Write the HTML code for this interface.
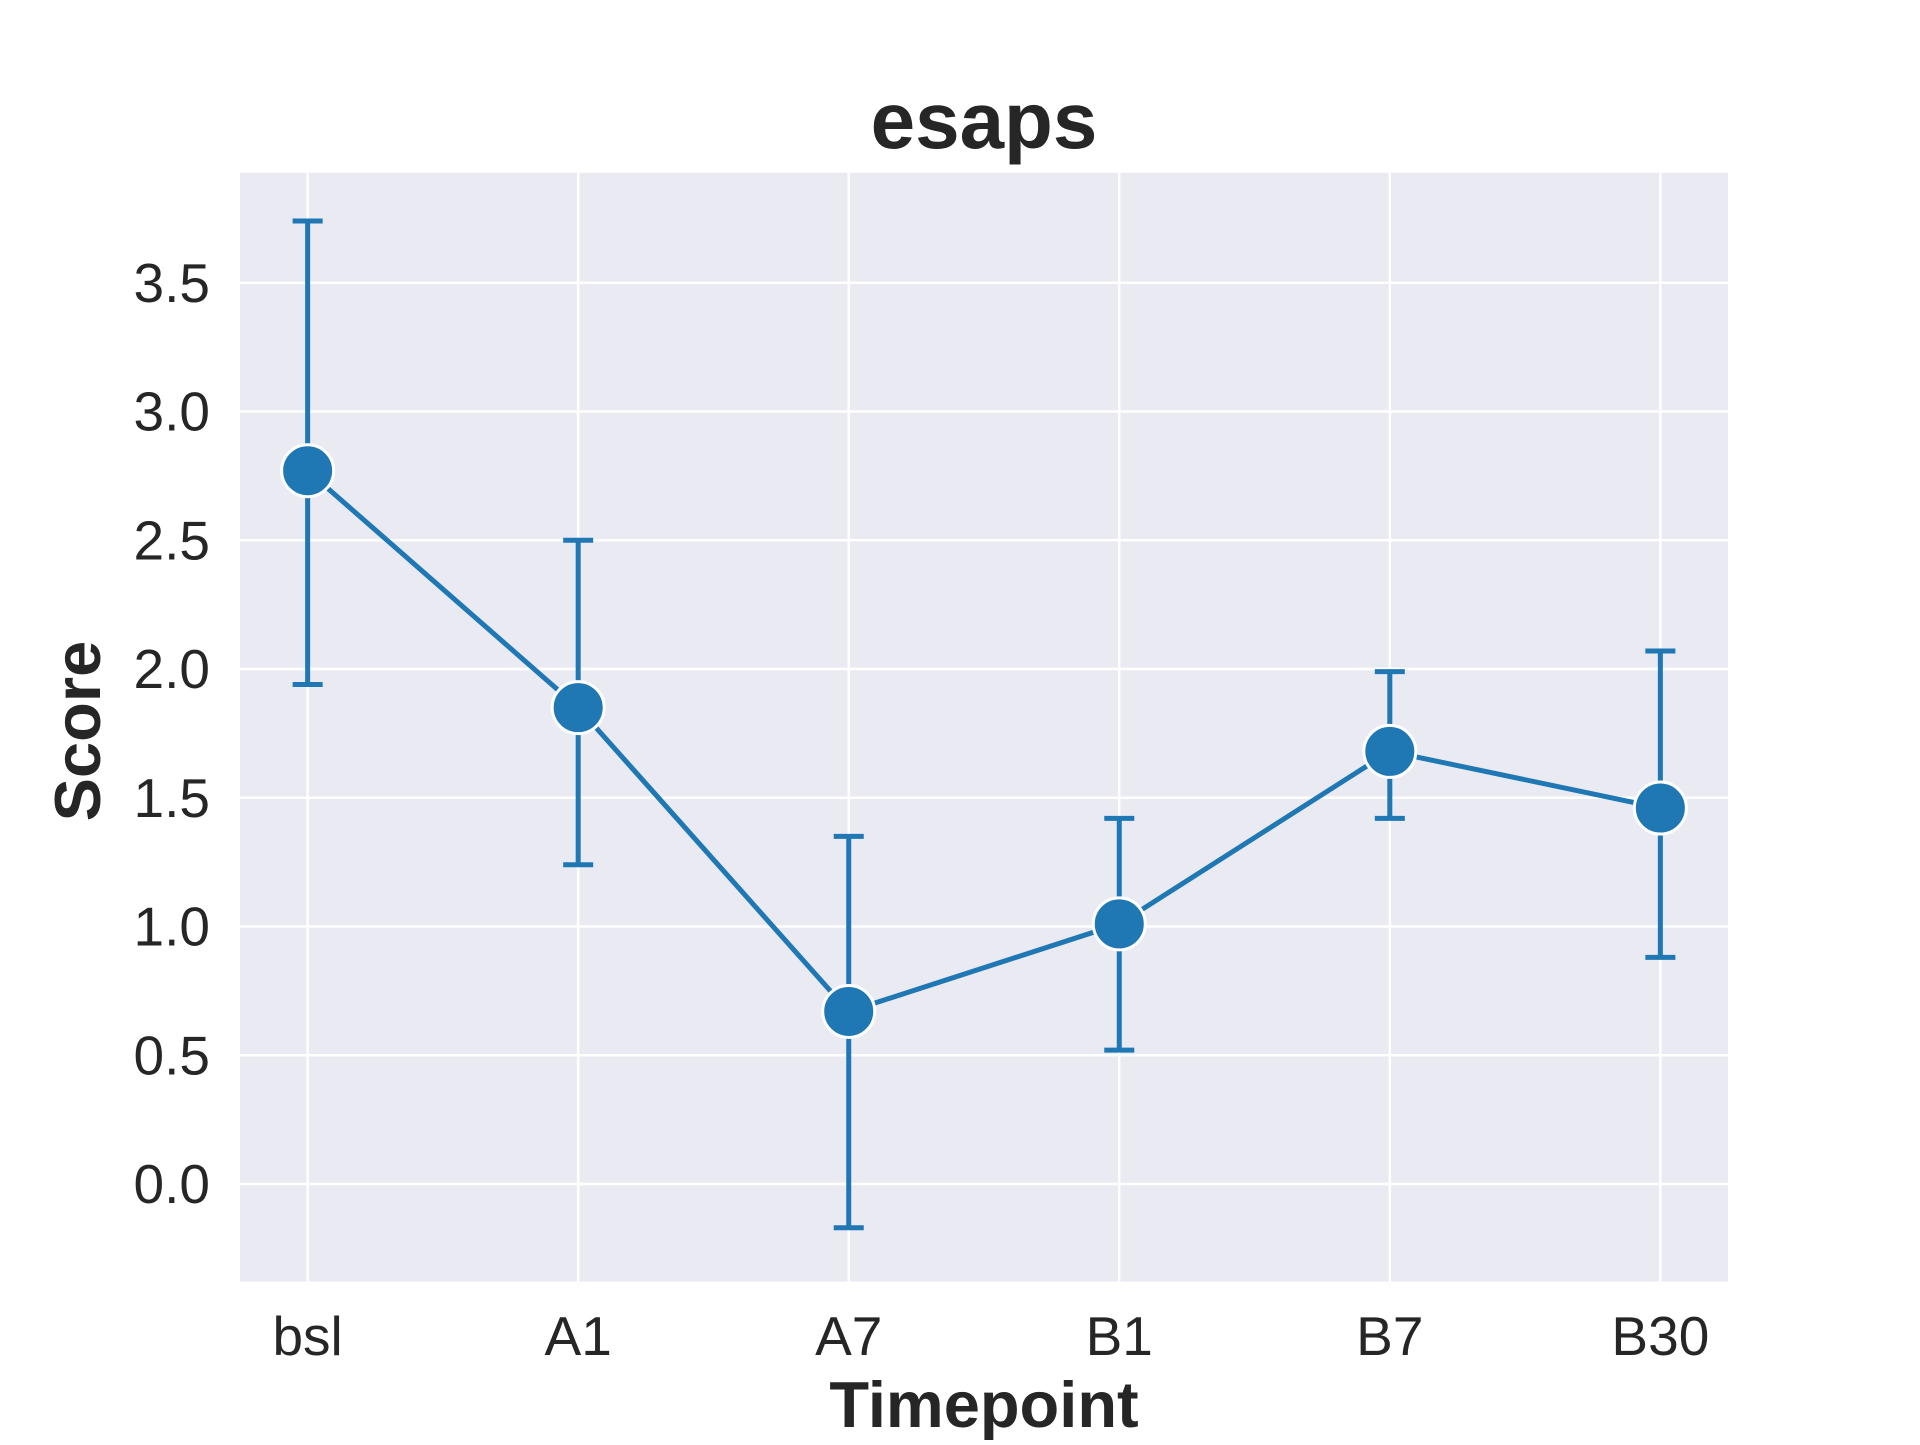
<!DOCTYPE html>
<html><head><meta charset="utf-8"><style>
html,body{margin:0;padding:0;background:#fff;}
svg text{font-family:"Liberation Sans",Arial,sans-serif;fill:#262626;}
</style></head><body>
<svg id="chart" width="1920" height="1440" xmlns="http://www.w3.org/2000/svg">
<rect x="240" y="172.8" width="1488" height="1108.8" fill="#eaeaf2"/>
<g id="grid"></g>
<g id="series"></g>
<g id="ticks"></g>
<text x="984" y="148" font-size="80" font-weight="bold" text-anchor="middle">esaps</text>
<text x="984" y="1427" font-size="65" font-weight="bold" text-anchor="middle">Timepoint</text>
<text transform="translate(100,731) rotate(-90)" font-size="65" font-weight="bold" text-anchor="middle">Score</text>
</svg>
<script>
const categories = ["bsl","A1","A7","B1","B7","B30"];
const means = [2.77,1.85,0.67,1.01,1.68,1.46];
const lower = [1.94,1.24,-0.17,0.52,1.42,0.88];
const upper = [3.74,2.50,1.35,1.42,1.99,2.07];
const yTicks = [0.0,0.5,1.0,1.5,2.0,2.5,3.0,3.5];
const NS="http://www.w3.org/2000/svg";
const L=240,R=1728,T=172.8,B=1281.6;
const xMin=-0.25,xMax=categories.length-0.75,yMin=-0.379,yMax=3.927;
const xs=i=>L+(i-xMin)/(xMax-xMin)*(R-L);
const ys=v=>B-(v-yMin)/(yMax-yMin)*(B-T);
function mk(tag,attrs,parent){const e=document.createElementNS(NS,tag);for(const k in attrs)e.setAttribute(k,attrs[k]);document.getElementById(parent).appendChild(e);return e;}
yTicks.forEach(v=>{
  const g=mk('line',{x1:L,x2:R,y1:ys(v),y2:ys(v),stroke:'#fff','stroke-width':2.5},'grid');
  
  
  const t=mk('text',{x:210,y:ys(v)+19,'font-size':55,'text-anchor':'end'},'ticks');
  t.textContent=v.toFixed(1);
  
  
});
categories.forEach((c,i)=>{
  const g=mk('line',{x1:xs(i),x2:xs(i),y1:T,y2:B,stroke:'#fff','stroke-width':2.5},'grid');
  
  
  const t=mk('text',{x:xs(i),y:1355,'font-size':55,'text-anchor':'middle'},'ticks');
  t.textContent=c;
  
  
});
const pts=means.map((m,i)=>xs(i)+','+ys(m)).join(' ');
const pl=mk('polyline',{points:pts,fill:'none',stroke:'#1f77b4','stroke-width':5},'series');


categories.forEach((c,i)=>{
  const x=xs(i),y1=ys(lower[i]),y2=ys(upper[i]);
  const e=mk('path',{d:`M${x},${y1}V${y2}M${x-15},${y1}H${x+15}M${x-15},${y2}H${x+15}`,stroke:'#1f77b4','stroke-width':5,fill:'none'},'series');
  
  
});
categories.forEach((c,i)=>{
  const p=mk('circle',{cx:xs(i),cy:ys(means[i]),r:26,fill:'#1f77b4',stroke:'#fff','stroke-width':3},'series');
  
  
});
</script>
</body></html>
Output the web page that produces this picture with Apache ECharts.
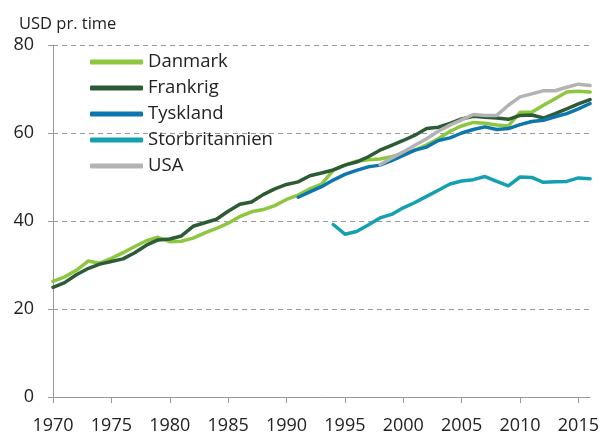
<!DOCTYPE html>
<html>
<head>
<meta charset="utf-8">
<script src="https://cdn.jsdelivr.net/npm/echarts@6/dist/echarts.min.js"></script>
<style>
html,body{margin:0;padding:0;background:#fff;}
#c{width:602px;height:435px;}
</style>
</head>
<body>
<div id="c"></div>
<script>
const years = [];
for (let y = 1970; y <= 2016; y++) years.push(String(y));

const yTicks = [0, 20, 40, 60, 80];
const unitLabel = 'USD pr. time';
const seriesNames = ['Danmark', 'Frankrig', 'Tyskland', 'Storbritannien', 'USA'];

const danmark = [26.3, 27.3, 28.8, 30.9, 30.4, 31.5, 32.8, 34.2, 35.5, 36.3,
  35.3, 35.4, 36.1, 37.3, 38.3, 39.5, 41.0, 42.1, 42.6, 43.5,
  44.9, 45.9, 47.3, 48.4, 51.5, 52.7, 53.6, 53.9, 54.1, 54.6,
  55.3, 56.1, 57.3, 58.7, 60.4, 61.6, 62.4, 62.2, 61.8, 61.6,
  64.7, 64.7, 66.3, 67.8, 69.3, 69.5, 69.3];

const frankrig = [24.9, 26.0, 27.8, 29.2, 30.2, 30.8, 31.4, 32.8, 34.5, 35.7,
  35.9, 36.6, 38.8, 39.6, 40.4, 42.2, 43.8, 44.3, 46.0, 47.3,
  48.3, 48.9, 50.3, 50.9, 51.6, 52.7, 53.4, 54.6, 56.1, 57.2,
  58.3, 59.5, 61.0, 61.3, 62.2, 63.2, 63.8, 63.6, 63.4, 63.1,
  64.0, 64.1, 63.4, 64.4, 65.5, 66.6, 67.6];

const tyskland = [null, null, null, null, null, null, null, null, null, null,
  null, null, null, null, null, null, null, null, null, null,
  null, 45.4, 46.6, 47.8, 49.3, 50.6, 51.5, 52.3, 52.7, 53.7,
  54.9, 56.1, 56.8, 58.3, 58.9, 60.0, 60.8, 61.4, 60.8, 61.0,
  61.9, 62.6, 62.9, 63.7, 64.4, 65.5, 66.7];

const storbritannien = [null, null, null, null, null, null, null, null, null, null,
  null, null, null, null, null, null, null, null, null, null,
  null, null, null, null, 39.2, 37.0, 37.6, 39.1, 40.7, 41.5,
  43.0, 44.2, 45.6, 47.0, 48.4, 49.1, 49.4, 50.1, 49.0, 48.0,
  50.0, 49.9, 48.8, 48.9, 49.0, 49.8, 49.6];

const usa = [null, null, null, null, null, null, null, null, null, null,
  null, null, null, null, null, null, null, null, null, null,
  null, null, null, null, null, null, null, null, 52.8, 54.3,
  55.7, 57.2, 58.7, 60.4, 61.8, 63.0, 64.2, 64.0, 64.0, 66.3,
  68.2, 68.9, 69.6, 69.6, 70.4, 71.1, 70.8];

const colors = ['#8dc63f', '#2d5b36', '#0e76ae', '#14a0b1', '#b3b3b3'];
const seriesData = [danmark, frankrig, tyskland, storbritannien, usa];

const FONT = '"Open Sans", "Noto Sans", sans-serif';
const chart = echarts.init(document.getElementById('c'), null, {renderer: 'canvas'});

chart.setOption({
  animation: false,
  backgroundColor: '#ffffff',
  textStyle: {fontFamily: FONT},
  title: {
    text: unitLabel,
    left: 14, top: 11,
    textStyle: {fontFamily: FONT, fontSize: 16.5, fontWeight: 'normal', color: '#222'}
  },
  legend: {
    data: seriesNames,
    orient: 'vertical',
    left: 85, top: 47,
    itemWidth: 53, itemHeight: 5,
    itemGap: 6,
    icon: 'roundRect',
    textStyle: {fontFamily: FONT, fontSize: 18.5, color: '#222', lineHeight: 20}
  },
  grid: {left: 53, right: 11, top: 45, bottom: 36, containLabel: false},
  xAxis: {
    type: 'category',
    data: years,
    boundaryGap: false,
    axisLine: {lineStyle: {color: '#999', width: 1}},
    axisTick: {show: true, length: 6, lineStyle: {color: '#999'},
      interval: function (i) { return i % 5 === 0; }},
    axisLabel: {fontFamily: FONT, fontSize: 18, color: '#222', margin: 20,
      interval: function (i) { return i % 5 === 0; }},
    splitLine: {show: false}
  },
  yAxis: {
    type: 'value',
    min: yTicks[0], max: yTicks[yTicks.length - 1], interval: 20,
    axisLine: {show: true, lineStyle: {color: '#999', width: 1}},
    axisTick: {show: true, length: 5, lineStyle: {color: '#999'}},
    axisLabel: {fontFamily: FONT, fontSize: 18, color: '#222', margin: 19},
    splitLine: {show: true, lineStyle: {color: '#999', type: [5, 4], width: 1}}
  },
  series: seriesNames.map((n, i) => ({
    name: n,
    type: 'line',
    data: seriesData[i],
    showSymbol: false,
    symbol: 'none',
    smooth: false,
    connectNulls: false,
    color: colors[i],
    lineStyle: {color: colors[i], width: 3.5, cap: 'round', join: 'round'}
  }))
});
</script>
</body>
</html>
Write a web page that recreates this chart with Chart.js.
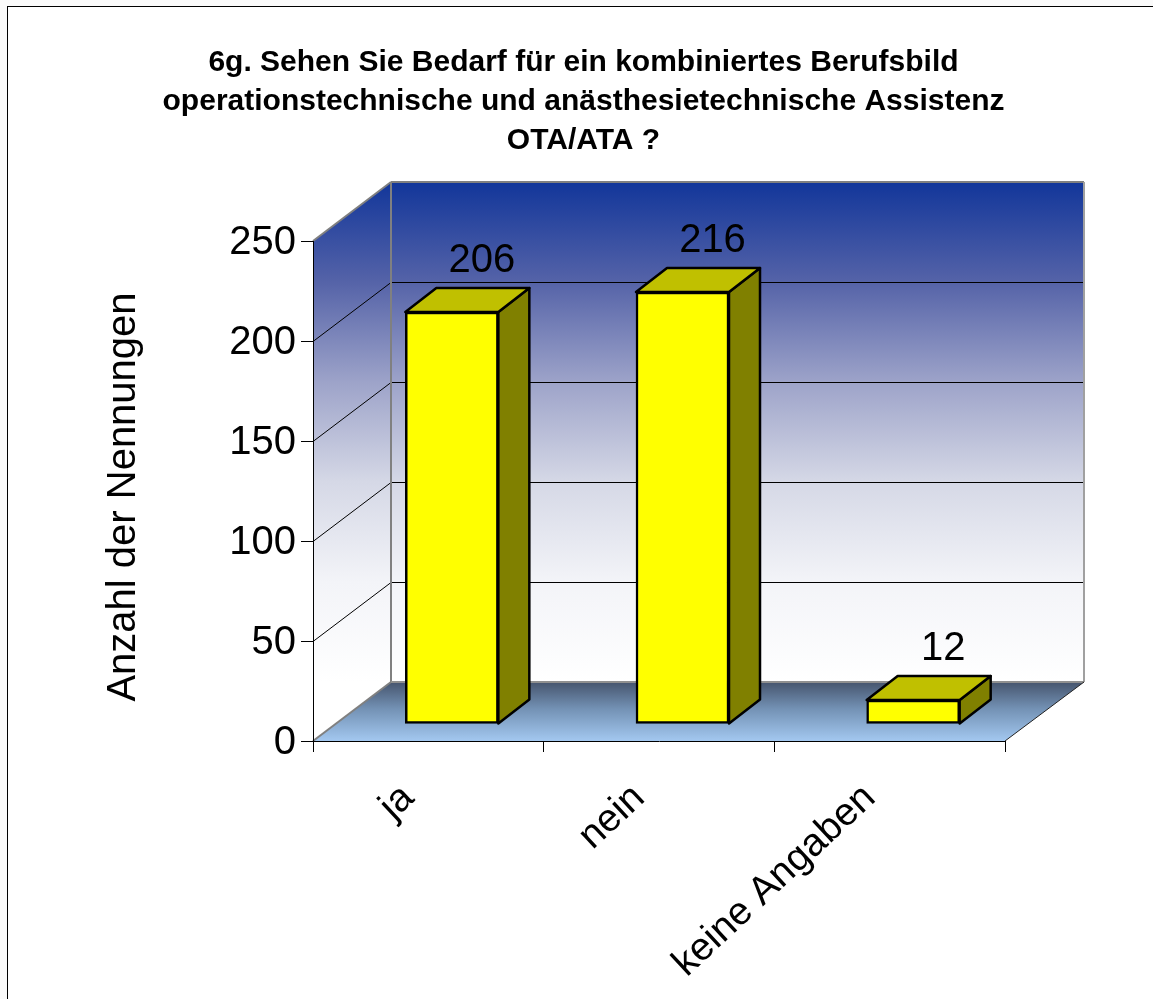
<!DOCTYPE html>
<html>
<head>
<meta charset="utf-8">
<script src="https://cdn.jsdelivr.net/npm/chart.js@4"></script>
<style>
html,body{margin:0;padding:0;width:1153px;height:999px;overflow:hidden;background:#fafafa}
#frame{position:absolute;left:7px;top:6px;width:1146px;height:993px;background:#fff;border-left:1px solid #000;border-top:1px solid #000;box-sizing:border-box}
#c{position:absolute;left:7px;top:6px}
</style>
</head>
<body>
<div id="frame"></div>
<canvas id="c" width="1153" height="999"></canvas>
<script>
const categories = ["ja", "nein", "keine Angaben"];
const values = [206, 216, 12];
const titleLines = ["6g. Sehen Sie Bedarf für ein kombiniertes Berufsbild",
  "operationstechnische und anästhesietechnische Assistenz", "OTA/ATA ?"];
const yAxisTitle = "Anzahl der Nennungen";
const yMax = 250, yStep = 50;

const FONT = '"Liberation Sans", Arial, sans-serif';
const WALL = {x: 78, y: -59};   // depth of the chart box
const BAR_SHIFT = {x: 23.5, y: -17}; // bar position inside the box
const BAR_DEPTH = {x: 31, y: -24};

function poly(ctx, pts, fill, stroke, lw) {
  ctx.beginPath();
  pts.forEach((p, i) => i ? ctx.lineTo(p[0], p[1]) : ctx.moveTo(p[0], p[1]));
  ctx.closePath();
  if (fill) { ctx.fillStyle = fill; ctx.fill(); }
  if (stroke) { ctx.strokeStyle = stroke; ctx.lineWidth = lw; ctx.lineJoin = 'round'; ctx.stroke(); }
}
function seg(ctx, a, b, c, lw) {
  ctx.beginPath(); ctx.moveTo(a[0], a[1]); ctx.lineTo(b[0], b[1]);
  ctx.strokeStyle = c; ctx.lineWidth = lw; ctx.stroke();
}

const box3d = {
  id: 'box3d',
  afterLayout(chart) {
    // the title is centred on the whole canvas, not on the plot side of the padding
    chart.titleBlock.left = 0;
    chart.titleBlock.right = chart.width;
  },
  beforeDatasetsDraw(chart) {
    const {ctx, chartArea: a, scales: {y}} = chart;
    const L = a.left, R = a.right, T = a.top, B = a.bottom, dx = WALL.x, dy = WALL.y;
    ctx.save();
    const g = ctx.createLinearGradient(0, T + dy, 0, B + dy);
    g.addColorStop(0, '#12369a');
    g.addColorStop(0.2, '#5563a8');
    g.addColorStop(0.4, '#9da3c9');
    g.addColorStop(0.6, '#d5d8e6');
    g.addColorStop(0.8, '#f3f4f8');
    g.addColorStop(1, '#ffffff');
    poly(ctx, [[L + dx, T + dy], [R + dx + 1, T + dy], [R + dx + 1, B + dy], [L + dx, B + dy]], g);
    poly(ctx, [[L, T], [L + dx, T + dy], [L + dx, B + dy], [L, B]], g);
    const f = ctx.createLinearGradient(0, B + dy, 0, B);
    f.addColorStop(0, '#46556e');
    f.addColorStop(0.45, '#7391b4');
    f.addColorStop(1, '#a3c8f0');
    poly(ctx, [[L, B], [R, B], [R + dx + 1, B + dy], [L + dx, B + dy]], f);
    y.ticks.forEach(t => {
      if (t.value === 0 || t.value === yMax) return;
      const py = Math.round(y.getPixelForValue(t.value));
      seg(ctx, [L, py + 0.5], [L + dx, py + dy + 0.5], '#000', 1);
      seg(ctx, [L + dx, py + dy + 0.5], [R + dx + 1, py + dy + 0.5], '#000', 1);
    });
    seg(ctx, [L, T], [L + dx, T + dy], '#808080', 2);
    seg(ctx, [L, B], [L + dx, B + dy], '#808080', 2);
    seg(ctx, [L + dx, T + dy], [R + dx + 1, T + dy], '#808080', 2);
    seg(ctx, [L + dx, T + dy], [L + dx, B + dy], '#808080', 2);
    seg(ctx, [R + dx + 1, T + dy], [R + dx + 1, B + dy], '#a0a0a0', 2);
    seg(ctx, [L + dx, B + dy], [R + dx + 1, B + dy], '#909090', 2);
    seg(ctx, [R, B], [R + dx + 1, B + dy], '#222', 1);

    // side and top faces of the bars, read from the bar elements
    ctx.translate(BAR_SHIFT.x, BAR_SHIFT.y);
    const d = BAR_DEPTH;
    chart.getDatasetMeta(0).data.forEach(bar => {
      const l = bar.x - bar.width / 2, r = bar.x + bar.width / 2, t = bar.y, b = bar.base;
      poly(ctx, [[r, t], [r + d.x, t + d.y], [r + d.x, b + d.y], [r, b]], '#808000', '#000', 2.5);
      poly(ctx, [[l, t], [l + d.x, t + d.y], [r + d.x, t + d.y], [r, t]], '#c0c000', '#000', 2.5);
    });
  },
  afterDatasetsDraw(chart) {
    const {ctx} = chart;
    ctx.restore();
    ctx.save();
    ctx.fillStyle = '#000';
    ctx.font = '40px ' + FONT;
    ctx.textAlign = 'center';
    ctx.textBaseline = 'alphabetic';
    chart.getDatasetMeta(0).data.forEach((bar, i) => {
      ctx.fillText(String(values[i]), bar.x + BAR_SHIFT.x + 30, bar.y + BAR_SHIFT.y - 40);
    });
    ctx.restore();
  }
};

new Chart(document.getElementById('c'), {
  type: 'bar',
  data: {
    labels: categories,
    datasets: [{
      data: values,
      backgroundColor: '#ffff00',
      borderColor: '#000',
      borderWidth: 2.5,
      borderSkipped: false,
      barThickness: 93,
      clip: false
    }]
  },
  plugins: [box3d],
  options: {
    responsive: false,
    animation: false,
    devicePixelRatio: 1,
    layout: {padding: {left: 0, right: 155, top: 0, bottom: 0}},
    plugins: {
      legend: {display: false},
      tooltip: {enabled: false},
      title: {
        display: true,
        text: titleLines,
        color: '#000',
        font: {family: FONT, size: 30, weight: 'bold', lineHeight: 39 / 30},
        padding: {top: 37.5, bottom: 80.5}
      }
    },
    scales: {
      x: {
        afterFit(s) { s.height = 264; },
        grid: {display: true, drawOnChartArea: false, drawTicks: true, tickLength: 11, color: '#000', offset: true},
        border: {display: true, color: '#000', width: 1, z: 1},
        ticks: {
          color: '#000', autoSkip: false, maxRotation: 43, minRotation: 43,
          padding: 23, labelOffset: -20,
          font: {family: FONT, size: 39}
        }
      },
      y: {
        min: 0, max: yMax,
        afterFit(s) {
          s.width = 306;
          if (!s._shifted) {
            s._shifted = true;
            const orig = s.drawTitle.bind(s);
            s.drawTitle = function () {
              s.ctx.save(); s.ctx.translate(0, 6); orig(); s.ctx.restore();
            };
          }
        },
        grid: {display: true, drawOnChartArea: false, drawTicks: true, tickLength: 12, color: '#000'},
        border: {display: true, color: '#000', width: 1, z: 1},
        ticks: {stepSize: yStep, color: '#000', padding: 5, labelOffset: 2, font: {family: FONT, size: 40}},
        title: {
          display: true, text: yAxisTitle, color: '#000',
          font: {family: FONT, size: 40},
          padding: {top: 93, bottom: 0}
        }
      }
    }
  }
});
</script>
</body>
</html>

• • • •

Requirement -
Make an exact copy of the lines from the one with "Output the web" through the one with "for (let y = 1970;", both ends in, and nothing else. Drop every picture.

Exercise result -
Output the web page that produces this picture with Apache ECharts.
<!DOCTYPE html>
<html>
<head>
<meta charset="utf-8">
<script src="https://cdn.jsdelivr.net/npm/echarts@6/dist/echarts.min.js"></script>
<style>
html,body{margin:0;padding:0;background:#fff;}
#c{width:602px;height:435px;}
</style>
</head>
<body>
<div id="c"></div>
<script>
const years = [];
for (let y = 1970; y <= 2016; y++) years.push(String(y));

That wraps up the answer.